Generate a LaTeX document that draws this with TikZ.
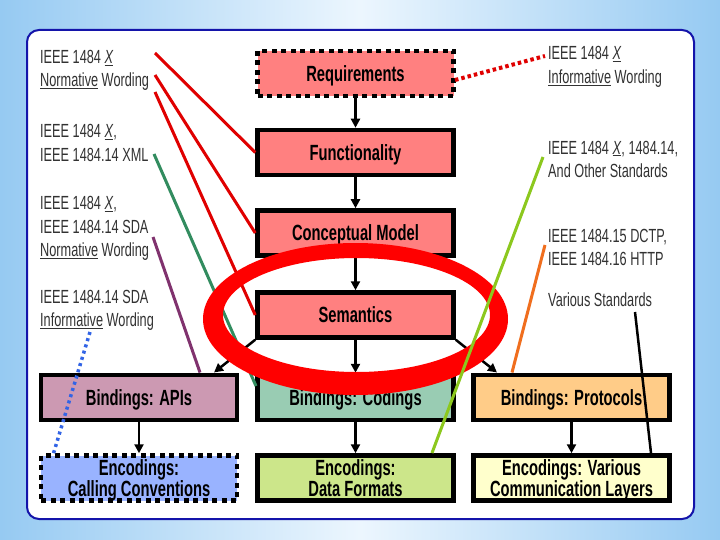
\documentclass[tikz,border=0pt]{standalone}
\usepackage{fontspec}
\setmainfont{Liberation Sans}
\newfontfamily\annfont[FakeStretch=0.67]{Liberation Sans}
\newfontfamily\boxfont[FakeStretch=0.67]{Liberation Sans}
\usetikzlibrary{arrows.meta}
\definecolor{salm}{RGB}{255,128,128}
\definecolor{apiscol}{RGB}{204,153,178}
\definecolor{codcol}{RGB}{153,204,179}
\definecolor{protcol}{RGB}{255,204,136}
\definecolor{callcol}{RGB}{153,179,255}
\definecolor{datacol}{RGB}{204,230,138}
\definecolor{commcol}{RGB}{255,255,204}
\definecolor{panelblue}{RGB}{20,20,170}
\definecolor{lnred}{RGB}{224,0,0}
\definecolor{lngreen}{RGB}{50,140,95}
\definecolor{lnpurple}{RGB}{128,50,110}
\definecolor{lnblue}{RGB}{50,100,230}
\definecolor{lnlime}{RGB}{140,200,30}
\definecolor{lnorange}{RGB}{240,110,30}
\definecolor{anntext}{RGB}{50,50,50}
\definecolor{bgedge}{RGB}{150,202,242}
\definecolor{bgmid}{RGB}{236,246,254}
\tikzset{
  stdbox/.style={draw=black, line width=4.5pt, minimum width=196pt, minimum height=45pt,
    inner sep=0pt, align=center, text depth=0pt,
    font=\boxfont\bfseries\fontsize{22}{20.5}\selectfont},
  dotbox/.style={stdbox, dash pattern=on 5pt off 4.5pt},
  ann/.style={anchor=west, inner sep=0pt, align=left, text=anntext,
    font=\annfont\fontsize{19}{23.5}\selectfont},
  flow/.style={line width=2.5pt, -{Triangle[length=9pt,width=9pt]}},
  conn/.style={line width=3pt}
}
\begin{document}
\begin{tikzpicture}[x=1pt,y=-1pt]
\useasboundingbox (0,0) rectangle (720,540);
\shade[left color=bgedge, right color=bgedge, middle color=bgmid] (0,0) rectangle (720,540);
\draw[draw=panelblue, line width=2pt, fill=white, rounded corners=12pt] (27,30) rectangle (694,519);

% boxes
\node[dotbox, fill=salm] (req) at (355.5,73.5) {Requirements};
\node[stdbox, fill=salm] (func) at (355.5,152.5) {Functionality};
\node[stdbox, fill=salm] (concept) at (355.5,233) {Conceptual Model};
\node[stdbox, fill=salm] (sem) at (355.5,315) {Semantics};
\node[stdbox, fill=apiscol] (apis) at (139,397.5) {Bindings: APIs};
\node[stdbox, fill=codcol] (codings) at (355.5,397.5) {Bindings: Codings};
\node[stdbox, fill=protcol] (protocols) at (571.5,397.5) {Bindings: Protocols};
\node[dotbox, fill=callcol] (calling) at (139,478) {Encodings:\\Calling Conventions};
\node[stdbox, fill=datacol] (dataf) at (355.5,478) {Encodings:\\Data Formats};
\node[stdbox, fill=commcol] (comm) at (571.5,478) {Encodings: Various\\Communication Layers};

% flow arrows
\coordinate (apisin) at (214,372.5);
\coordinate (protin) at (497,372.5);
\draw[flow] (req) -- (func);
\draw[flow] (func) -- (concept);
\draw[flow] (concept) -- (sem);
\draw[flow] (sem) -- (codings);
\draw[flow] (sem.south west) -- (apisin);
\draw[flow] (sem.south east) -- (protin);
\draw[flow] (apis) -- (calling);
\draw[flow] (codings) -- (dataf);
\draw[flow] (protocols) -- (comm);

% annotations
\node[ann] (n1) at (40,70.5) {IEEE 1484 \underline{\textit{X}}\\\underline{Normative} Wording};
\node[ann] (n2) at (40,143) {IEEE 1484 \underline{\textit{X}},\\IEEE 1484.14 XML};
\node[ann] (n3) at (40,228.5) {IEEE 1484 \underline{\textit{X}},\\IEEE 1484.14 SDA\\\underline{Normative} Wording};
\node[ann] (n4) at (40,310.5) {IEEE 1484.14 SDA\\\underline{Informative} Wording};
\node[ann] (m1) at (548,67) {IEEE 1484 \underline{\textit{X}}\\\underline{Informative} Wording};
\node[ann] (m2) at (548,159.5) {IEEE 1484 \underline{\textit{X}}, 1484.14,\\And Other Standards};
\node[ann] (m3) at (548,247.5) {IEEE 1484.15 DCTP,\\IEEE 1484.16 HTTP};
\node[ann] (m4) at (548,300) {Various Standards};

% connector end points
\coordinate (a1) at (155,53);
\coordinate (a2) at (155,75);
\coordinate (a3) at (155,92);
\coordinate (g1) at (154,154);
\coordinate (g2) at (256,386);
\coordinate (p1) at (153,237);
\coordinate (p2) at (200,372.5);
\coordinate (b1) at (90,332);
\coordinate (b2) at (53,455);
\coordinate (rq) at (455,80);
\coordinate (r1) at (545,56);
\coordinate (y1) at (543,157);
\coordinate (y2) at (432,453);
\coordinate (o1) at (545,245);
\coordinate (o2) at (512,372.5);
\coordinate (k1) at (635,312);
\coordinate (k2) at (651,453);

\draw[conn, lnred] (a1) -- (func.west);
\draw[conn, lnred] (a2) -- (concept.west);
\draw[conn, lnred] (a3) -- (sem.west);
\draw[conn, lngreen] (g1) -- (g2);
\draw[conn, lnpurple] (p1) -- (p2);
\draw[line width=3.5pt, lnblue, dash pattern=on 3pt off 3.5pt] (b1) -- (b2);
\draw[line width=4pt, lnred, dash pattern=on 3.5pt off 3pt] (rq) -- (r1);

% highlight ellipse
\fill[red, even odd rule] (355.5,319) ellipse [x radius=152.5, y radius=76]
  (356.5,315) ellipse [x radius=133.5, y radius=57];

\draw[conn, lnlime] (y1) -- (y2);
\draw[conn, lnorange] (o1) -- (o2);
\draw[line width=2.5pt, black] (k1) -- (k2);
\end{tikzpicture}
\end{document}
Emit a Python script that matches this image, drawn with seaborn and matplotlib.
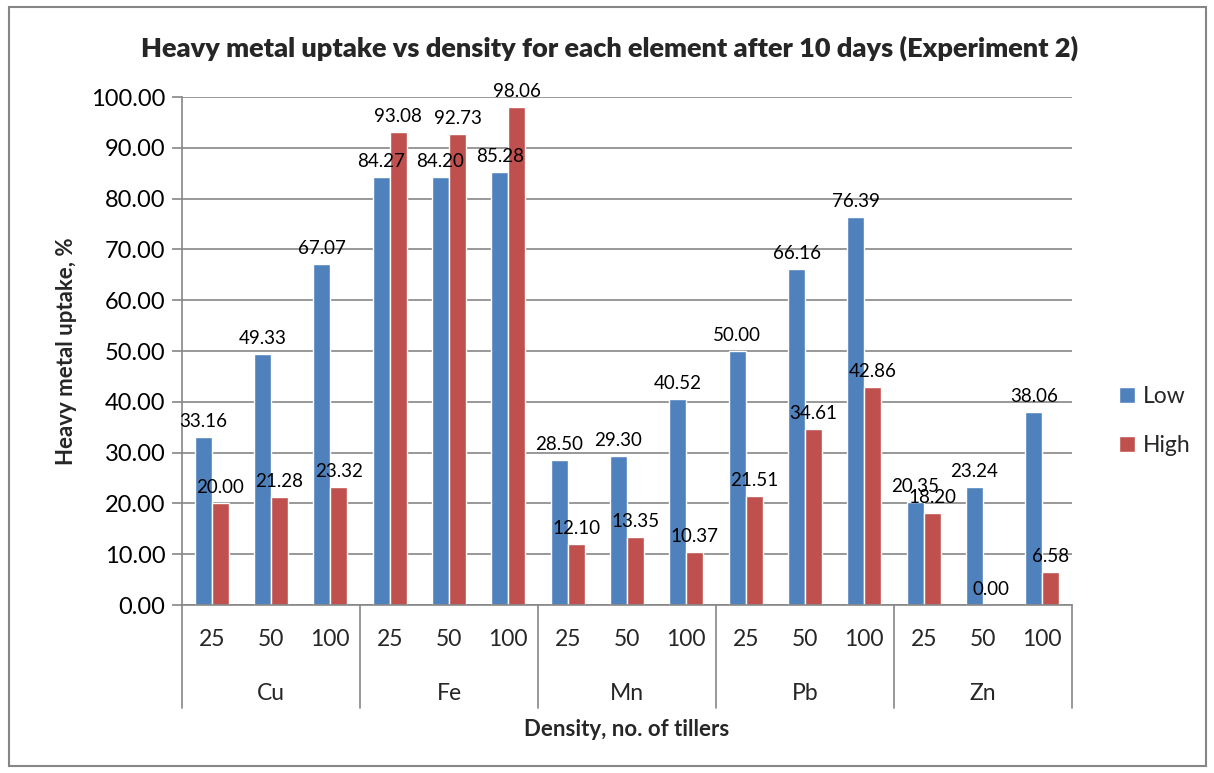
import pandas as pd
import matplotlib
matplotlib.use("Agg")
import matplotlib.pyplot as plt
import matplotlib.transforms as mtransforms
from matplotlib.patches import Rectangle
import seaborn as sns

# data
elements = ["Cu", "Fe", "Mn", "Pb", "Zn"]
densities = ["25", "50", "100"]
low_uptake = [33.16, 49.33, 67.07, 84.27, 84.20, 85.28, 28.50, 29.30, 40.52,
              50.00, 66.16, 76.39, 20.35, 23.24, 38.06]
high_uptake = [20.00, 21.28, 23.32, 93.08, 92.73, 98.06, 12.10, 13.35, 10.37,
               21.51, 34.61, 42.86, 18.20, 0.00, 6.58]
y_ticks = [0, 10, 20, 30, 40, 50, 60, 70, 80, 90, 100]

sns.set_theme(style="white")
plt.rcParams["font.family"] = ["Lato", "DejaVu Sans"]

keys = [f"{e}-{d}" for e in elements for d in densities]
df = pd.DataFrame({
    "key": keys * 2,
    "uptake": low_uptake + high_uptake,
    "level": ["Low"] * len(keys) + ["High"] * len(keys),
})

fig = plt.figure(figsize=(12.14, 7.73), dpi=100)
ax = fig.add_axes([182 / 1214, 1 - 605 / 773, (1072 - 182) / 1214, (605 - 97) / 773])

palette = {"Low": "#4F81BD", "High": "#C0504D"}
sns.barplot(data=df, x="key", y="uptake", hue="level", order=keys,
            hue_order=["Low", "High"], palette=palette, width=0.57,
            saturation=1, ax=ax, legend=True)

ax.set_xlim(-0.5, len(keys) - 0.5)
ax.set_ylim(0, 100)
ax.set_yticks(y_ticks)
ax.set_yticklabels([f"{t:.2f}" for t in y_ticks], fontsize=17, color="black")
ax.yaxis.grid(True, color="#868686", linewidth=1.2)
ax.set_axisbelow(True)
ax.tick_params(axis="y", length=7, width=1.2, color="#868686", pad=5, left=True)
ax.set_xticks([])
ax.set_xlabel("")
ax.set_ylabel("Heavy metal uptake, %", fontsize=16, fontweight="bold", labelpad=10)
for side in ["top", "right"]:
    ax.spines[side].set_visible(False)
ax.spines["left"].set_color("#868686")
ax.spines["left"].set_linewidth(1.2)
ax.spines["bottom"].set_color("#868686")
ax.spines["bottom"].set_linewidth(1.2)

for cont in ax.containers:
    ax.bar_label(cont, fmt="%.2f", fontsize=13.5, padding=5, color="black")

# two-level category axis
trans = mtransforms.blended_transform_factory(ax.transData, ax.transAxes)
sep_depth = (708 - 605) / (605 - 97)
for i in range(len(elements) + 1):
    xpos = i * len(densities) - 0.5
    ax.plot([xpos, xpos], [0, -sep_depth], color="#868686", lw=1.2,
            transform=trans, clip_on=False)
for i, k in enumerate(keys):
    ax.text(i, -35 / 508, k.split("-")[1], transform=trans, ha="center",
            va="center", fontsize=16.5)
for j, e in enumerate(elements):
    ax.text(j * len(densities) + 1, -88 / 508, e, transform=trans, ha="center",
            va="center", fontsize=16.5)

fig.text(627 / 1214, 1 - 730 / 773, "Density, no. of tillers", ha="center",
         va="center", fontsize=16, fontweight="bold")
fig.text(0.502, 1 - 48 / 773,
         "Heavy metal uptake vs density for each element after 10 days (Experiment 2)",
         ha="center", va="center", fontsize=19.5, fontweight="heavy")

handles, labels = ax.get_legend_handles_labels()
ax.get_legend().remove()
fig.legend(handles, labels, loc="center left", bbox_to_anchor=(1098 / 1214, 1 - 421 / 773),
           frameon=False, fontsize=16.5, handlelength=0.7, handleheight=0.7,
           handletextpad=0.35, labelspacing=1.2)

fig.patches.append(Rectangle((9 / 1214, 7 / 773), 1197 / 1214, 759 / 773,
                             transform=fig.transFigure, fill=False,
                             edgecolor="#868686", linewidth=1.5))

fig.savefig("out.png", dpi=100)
──────────────────────────────
Copy out every line with the word "that".

* **Result of the exercise**
Generate a LaTeX document that draws this with TikZ.
Emit a Python script that matches this image, drawn with seaborn and matplotlib.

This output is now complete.